The geometry and development of a lava tube network as deduced from multispectral imaging and InSAR

Detecting lava tubes is challenging in the field due to their hidden nature and inaccessibility, but it can be important for understanding lava flow dynamics and mitigating hazards. Here we show how analysis of multispectral imagery (Sentinel-2 and Landsat) and InSAR (Sentinel-1) can enable the delineation of a ∼14-km long lava-tube network entirely by remote sensing. The lava tube network formed in 2024 during the 68-day long eruption of Fernandina volcano, a highly active, yet remote and uninhabited island in the Galapagos Islands.
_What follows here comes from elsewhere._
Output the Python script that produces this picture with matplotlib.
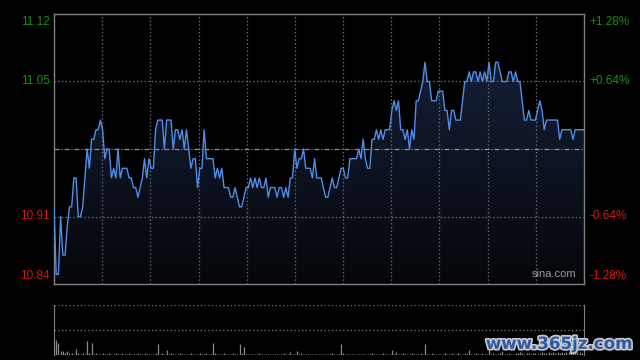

The arterial tube(s) and main branches of the network were mapped based on: (1) spatio-temporally stable, point-like thermal anomalies (“skylights”) from syn-eruption shortwave and thermal infrared imagery; and (2) a dendritic pattern of horizontal displacements defined by post-eruption InSAR timeseries analysis. Furthermore, elongated perpendicular baselines of Sentinel-1 interferograms enabled us to estimate lava-flow thicknesses of up to ∼17 m locally and a lava-field bulk volume of ∼84 ± 40 × 10⁶ m³. Lastly, we traced the growth of the lava field from a time series of InSAR coherence images. Combined with the lava thickness mapping, the coherence mapping gives initial magma eruption rates of 87 m³s⁻¹, which over two weeks declined rapidly and non-linearly to below 6 m³s⁻¹. This sharp reduction in eruption rate coincides with a transition - observed in multispectral imagery - from initial open channel flow to enclosed tube flow. Although the tube flow phase accounted for only 18% of the total erupted volume, it spanned 75% of the eruption duration and facilitated 35% (5 km) of the total lava run-out. These entirely remotely generated results are consistent with field‐based observations of lava tube development on Hawaii. A multi-sensor approach to remote sensing of lava tubes may therefore contribute in future to modelling of lava flow advance and to assessment of tube-collapse hazard.